A oltre due anni dall’inaspettata scomparsa di Vettor Pisani, il Teatro Margherita di Bari, in collaborazione con la Fondazione Donnaregina per le arti contemporanee di Napoli, dove è attualmente in corso al MADRE una prima “sezione” della mostra, ospita “Vettor Pisani, Eroica/Antieroica. Una retrospettiva”, a cura di Andrea Viliani ed Eugenio Viola.
Un tributo che si propone di non dimenticare un artista intuitivo, di grande sensibilità, che ha caratterizzato lo scenario italiano ed internazionale per molto tempo, basti pensare alle sue ripetute presenze alla Biennale di Venezia, alla Quadriennale di Roma (1973, 1986, 1992), a Documenta a Kassel (1972).
Il fare performativo di Pisani, tra citazione e trasformazione, si spinge sino ad un approfondito interesse per il teatro, stimato quale barometro della società contemporanea e delle sue contraddizioni; elemento fondante di tutta la sua ricerca, permette di ricostruirne il profilo di uomo complesso e di artista geniale, sebbene povero e famoso, come aveva scritto di se stesso sui muri della Galleria Limen 895 di Roma nel febbraio 2011.
Natura e cultura si sono sempre incontrate nei suoi lavori, dando vita ad immagini irreali. Artista del tragico dalla spiccata ironia, Pisani unisce il sentimento della morte ad una vena ludica, che trasforma ogni azione in una giocosa performance di vita, oltre che artistica.
La retrospettiva al Margherita espone opere che raccontano le tematiche salienti del suo fare, i suoi interessi sul mondo e i suoi punti di riferimento nell’arte: una matrice duchampiana si ritrova in Io sono il pupazzo di Paracelso o Tavolo anatomico di Isidore Ducasse, in cui la mitologia classica è rivisitata sardonicamente.
Più esplicito – anche nel corso degli anni – il riferimento a Beuys (celebre la performance Il coniglio non ama Joseph Beuys, a cui sono seguiti altri lavori come Leprotto e la serie sulle carpe rosse, che aveva portato alla personale Carpe diem, in cui erano esposte carpe vive che sguazzavano in un frigorifero capovolto) in R.C. Theatrum, il teatro rosacrociano in cui la semi-croce è un riferimento colto al vate tedesco.

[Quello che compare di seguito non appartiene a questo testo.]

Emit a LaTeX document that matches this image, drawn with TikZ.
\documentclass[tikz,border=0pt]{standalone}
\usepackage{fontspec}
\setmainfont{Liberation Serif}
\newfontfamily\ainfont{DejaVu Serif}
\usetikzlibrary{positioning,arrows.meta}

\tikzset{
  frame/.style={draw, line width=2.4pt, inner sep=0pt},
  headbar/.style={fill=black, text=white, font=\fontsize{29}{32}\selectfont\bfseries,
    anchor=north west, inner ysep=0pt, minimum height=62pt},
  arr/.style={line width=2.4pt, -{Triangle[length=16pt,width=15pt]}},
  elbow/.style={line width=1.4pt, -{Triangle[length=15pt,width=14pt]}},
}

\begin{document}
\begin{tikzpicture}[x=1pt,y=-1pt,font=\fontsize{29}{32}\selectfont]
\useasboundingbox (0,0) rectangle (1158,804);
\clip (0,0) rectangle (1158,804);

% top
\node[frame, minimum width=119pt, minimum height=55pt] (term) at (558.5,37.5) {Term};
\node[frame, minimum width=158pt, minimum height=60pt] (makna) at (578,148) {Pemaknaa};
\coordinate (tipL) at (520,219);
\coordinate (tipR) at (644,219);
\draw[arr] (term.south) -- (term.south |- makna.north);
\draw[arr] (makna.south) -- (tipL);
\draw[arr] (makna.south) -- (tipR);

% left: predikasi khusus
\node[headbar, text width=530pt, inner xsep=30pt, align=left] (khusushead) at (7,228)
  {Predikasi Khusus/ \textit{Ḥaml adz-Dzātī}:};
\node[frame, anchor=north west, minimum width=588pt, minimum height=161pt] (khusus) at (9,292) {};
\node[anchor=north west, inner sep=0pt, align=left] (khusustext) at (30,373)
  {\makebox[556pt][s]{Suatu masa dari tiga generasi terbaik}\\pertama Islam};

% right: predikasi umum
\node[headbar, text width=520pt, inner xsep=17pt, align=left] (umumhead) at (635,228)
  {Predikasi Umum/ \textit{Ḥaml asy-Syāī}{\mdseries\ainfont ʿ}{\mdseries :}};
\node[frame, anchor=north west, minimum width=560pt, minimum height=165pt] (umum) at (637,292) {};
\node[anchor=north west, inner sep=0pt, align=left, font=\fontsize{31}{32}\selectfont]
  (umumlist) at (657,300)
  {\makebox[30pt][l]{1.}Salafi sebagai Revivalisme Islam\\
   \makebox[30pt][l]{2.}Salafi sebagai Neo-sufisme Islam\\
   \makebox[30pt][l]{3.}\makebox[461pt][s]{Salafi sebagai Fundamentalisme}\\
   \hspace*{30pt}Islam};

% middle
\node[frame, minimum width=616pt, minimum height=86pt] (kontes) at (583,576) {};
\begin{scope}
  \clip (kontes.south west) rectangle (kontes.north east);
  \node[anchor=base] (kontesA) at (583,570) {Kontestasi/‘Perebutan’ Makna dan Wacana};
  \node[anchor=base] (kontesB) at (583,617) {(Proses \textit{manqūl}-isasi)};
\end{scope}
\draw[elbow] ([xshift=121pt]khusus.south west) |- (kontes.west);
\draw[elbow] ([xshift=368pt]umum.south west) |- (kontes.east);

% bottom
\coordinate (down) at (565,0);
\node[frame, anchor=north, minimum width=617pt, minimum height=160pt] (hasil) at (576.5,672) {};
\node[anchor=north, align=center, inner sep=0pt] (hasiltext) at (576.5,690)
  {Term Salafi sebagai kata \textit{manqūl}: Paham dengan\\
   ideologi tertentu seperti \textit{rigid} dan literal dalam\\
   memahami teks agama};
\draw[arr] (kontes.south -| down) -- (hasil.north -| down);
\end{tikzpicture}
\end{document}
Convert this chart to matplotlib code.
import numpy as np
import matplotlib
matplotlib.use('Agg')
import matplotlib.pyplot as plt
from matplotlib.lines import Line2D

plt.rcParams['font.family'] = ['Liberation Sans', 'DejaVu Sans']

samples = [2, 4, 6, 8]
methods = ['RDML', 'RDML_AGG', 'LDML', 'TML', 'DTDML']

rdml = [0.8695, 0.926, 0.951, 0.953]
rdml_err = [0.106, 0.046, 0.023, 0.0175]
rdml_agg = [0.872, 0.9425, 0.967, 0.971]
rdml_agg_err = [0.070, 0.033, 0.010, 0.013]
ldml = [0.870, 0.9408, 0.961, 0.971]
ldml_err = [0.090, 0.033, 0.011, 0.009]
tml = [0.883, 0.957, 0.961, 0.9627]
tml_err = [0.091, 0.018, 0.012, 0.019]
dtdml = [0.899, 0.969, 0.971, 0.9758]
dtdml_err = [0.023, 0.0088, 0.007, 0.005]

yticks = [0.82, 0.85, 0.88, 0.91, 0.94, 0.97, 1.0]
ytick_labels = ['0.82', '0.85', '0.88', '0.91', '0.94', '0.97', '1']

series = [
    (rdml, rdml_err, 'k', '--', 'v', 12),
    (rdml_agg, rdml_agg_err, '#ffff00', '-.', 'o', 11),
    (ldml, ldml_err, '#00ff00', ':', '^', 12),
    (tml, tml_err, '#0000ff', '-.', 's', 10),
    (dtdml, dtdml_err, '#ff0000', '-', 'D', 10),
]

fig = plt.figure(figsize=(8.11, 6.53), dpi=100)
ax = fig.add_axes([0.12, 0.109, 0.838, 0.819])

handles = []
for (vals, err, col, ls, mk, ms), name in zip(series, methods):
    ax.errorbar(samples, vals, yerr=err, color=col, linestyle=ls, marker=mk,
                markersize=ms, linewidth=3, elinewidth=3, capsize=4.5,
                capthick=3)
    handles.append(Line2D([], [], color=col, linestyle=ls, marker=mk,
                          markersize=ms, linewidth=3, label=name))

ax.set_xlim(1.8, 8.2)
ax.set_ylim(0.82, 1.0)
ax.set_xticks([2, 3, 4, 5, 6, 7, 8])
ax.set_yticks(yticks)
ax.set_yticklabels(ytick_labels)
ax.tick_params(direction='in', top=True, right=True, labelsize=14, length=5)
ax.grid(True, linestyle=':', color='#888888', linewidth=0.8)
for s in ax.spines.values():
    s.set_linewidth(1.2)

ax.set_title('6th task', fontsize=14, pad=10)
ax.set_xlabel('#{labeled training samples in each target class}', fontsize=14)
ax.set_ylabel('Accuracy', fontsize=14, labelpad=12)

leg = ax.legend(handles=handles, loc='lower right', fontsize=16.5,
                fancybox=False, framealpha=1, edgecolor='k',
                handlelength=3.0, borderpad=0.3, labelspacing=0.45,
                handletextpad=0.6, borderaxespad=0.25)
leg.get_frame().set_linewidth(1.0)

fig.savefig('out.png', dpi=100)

Difatti, Pisani è sempre stato attratto dal mondo rosacrociano, dall’onirico, dal mistico, dall’alchimia, proprio come Yves Klein. Se L’isola azzurra è esempio della vicinanza all’artista francese, anche nella scelta cromatica, Teatro di Cristallo e L’azzurro teatro della Vergine – esposte a Bari – sono le successive derivazioni dello studio sul teatro rosacrociano, assurto quale somma dei saperi, articolazione dello spirito e della conoscenza umana, luogo del divenire e del mutamento costante in cui si riflettono agilmente tutte le possibilità del quotidiano, perfino il doppio come dimostra l’istallazione I gemelli (Segno zodiacale del genio).

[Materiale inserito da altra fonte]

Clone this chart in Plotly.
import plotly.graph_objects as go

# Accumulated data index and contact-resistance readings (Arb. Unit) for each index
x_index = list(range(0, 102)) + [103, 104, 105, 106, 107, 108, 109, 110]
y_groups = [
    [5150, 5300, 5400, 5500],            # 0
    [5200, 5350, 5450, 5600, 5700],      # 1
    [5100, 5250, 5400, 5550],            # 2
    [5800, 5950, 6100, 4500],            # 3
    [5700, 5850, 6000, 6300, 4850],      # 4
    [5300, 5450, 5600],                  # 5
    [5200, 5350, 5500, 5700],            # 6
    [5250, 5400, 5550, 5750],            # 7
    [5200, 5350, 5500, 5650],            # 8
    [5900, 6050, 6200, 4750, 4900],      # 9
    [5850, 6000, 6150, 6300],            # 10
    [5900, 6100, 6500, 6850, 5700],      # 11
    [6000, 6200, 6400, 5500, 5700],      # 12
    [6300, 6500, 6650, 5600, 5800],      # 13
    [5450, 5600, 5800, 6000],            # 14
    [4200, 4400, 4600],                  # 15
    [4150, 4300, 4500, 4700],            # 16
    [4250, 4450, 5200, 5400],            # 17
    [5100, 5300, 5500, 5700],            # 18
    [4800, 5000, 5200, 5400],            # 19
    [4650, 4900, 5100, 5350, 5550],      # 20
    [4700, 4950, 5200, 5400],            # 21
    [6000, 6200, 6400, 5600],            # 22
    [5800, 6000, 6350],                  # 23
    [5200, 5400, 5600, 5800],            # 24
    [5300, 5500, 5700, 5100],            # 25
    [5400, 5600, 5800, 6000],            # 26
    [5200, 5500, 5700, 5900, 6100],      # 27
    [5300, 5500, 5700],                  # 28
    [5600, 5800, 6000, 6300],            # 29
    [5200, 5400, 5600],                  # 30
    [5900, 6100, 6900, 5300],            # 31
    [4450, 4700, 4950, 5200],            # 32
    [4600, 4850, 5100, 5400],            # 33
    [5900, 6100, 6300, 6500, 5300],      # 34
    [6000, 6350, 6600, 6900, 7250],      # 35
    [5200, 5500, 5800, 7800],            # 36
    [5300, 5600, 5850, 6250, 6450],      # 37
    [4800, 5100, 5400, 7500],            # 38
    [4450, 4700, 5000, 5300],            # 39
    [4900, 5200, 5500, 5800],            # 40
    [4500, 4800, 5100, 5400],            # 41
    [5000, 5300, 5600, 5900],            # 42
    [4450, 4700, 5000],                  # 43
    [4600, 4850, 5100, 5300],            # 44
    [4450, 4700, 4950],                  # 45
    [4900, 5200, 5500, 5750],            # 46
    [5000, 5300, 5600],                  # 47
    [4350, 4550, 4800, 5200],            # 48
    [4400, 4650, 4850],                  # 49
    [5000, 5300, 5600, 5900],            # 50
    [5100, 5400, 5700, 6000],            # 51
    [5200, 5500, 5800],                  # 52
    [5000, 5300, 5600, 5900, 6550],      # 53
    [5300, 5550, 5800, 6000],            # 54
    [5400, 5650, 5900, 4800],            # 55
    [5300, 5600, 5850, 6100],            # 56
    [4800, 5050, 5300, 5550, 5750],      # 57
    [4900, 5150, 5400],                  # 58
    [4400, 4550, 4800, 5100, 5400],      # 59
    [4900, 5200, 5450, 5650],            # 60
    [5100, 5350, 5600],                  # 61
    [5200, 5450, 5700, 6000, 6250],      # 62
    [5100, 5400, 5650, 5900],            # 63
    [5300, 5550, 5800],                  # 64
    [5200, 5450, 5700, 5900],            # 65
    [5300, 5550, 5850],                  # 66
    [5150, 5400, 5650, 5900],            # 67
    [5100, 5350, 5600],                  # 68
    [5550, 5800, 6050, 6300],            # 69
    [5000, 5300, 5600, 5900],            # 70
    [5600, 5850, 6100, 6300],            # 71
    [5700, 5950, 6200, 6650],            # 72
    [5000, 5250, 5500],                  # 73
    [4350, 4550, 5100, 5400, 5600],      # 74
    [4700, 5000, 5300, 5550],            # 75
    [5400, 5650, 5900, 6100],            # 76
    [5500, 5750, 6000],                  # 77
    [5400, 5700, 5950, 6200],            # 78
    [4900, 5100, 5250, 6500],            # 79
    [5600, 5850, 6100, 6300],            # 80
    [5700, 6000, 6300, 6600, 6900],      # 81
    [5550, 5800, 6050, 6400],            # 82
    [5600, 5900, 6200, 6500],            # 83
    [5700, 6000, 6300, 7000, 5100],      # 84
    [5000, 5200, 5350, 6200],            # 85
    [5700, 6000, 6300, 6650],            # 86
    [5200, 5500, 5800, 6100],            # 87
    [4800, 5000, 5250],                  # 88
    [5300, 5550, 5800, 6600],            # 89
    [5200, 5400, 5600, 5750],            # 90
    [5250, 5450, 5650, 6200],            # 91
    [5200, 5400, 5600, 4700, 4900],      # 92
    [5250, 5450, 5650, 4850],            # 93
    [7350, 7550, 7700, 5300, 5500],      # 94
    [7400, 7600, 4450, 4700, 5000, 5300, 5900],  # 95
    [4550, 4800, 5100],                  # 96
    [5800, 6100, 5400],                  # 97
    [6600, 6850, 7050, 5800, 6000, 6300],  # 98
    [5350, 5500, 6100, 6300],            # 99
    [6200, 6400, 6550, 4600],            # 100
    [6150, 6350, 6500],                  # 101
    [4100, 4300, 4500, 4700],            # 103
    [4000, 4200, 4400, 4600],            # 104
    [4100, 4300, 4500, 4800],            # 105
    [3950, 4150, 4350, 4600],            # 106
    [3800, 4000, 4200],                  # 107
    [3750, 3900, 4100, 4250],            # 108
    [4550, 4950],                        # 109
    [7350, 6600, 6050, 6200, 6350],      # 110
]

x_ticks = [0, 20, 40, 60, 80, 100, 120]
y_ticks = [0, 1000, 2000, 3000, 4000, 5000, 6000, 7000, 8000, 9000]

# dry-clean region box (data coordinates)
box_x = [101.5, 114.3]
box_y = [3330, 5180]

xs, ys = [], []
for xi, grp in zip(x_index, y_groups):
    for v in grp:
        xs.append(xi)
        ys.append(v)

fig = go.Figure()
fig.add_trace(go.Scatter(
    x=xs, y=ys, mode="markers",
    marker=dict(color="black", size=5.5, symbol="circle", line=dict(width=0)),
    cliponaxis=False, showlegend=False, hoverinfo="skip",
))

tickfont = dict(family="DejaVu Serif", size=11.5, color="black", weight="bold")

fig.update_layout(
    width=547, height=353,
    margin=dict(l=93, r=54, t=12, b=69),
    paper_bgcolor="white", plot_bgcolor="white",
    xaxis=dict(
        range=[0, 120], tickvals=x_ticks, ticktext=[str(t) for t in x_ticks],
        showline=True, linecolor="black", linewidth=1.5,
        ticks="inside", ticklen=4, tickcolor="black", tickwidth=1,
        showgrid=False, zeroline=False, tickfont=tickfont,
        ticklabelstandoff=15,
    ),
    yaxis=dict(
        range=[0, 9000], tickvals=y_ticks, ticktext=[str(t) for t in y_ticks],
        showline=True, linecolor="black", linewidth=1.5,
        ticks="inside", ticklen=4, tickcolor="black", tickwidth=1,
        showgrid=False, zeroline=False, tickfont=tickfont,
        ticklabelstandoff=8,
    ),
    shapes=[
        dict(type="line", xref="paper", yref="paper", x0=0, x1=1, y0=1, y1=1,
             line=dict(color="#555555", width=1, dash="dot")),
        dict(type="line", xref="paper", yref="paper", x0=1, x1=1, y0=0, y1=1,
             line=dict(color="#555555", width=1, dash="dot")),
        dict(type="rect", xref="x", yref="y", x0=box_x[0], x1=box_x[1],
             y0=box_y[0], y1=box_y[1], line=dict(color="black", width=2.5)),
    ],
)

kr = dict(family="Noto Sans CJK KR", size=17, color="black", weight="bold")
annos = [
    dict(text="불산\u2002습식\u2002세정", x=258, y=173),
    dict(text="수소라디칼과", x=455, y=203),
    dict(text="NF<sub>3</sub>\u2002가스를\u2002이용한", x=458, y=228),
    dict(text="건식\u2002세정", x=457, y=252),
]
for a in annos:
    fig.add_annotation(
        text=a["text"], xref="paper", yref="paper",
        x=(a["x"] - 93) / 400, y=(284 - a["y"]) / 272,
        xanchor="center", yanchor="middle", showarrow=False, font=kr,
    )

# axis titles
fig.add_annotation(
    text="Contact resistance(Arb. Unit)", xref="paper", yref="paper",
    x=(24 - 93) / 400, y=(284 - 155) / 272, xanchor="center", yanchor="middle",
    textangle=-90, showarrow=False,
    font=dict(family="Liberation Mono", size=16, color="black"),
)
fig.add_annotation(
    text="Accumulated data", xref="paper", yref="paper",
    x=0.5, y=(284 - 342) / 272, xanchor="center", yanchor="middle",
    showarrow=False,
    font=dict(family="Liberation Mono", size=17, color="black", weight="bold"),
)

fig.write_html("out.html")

L’animo surreale ed enigmatico di Vettor Pisani, trade d’union di tutto il suo operare, mette in luce l’inadeguatezza dell’uomo post-moderno che non può dominare il flusso degli eventi che vive; l’inadeguatezza dell’uomo-artista che sceglie la morte volontaria quale atto finale, forse per sentirsi, un’ultima volta, attore-performer del proprio destino.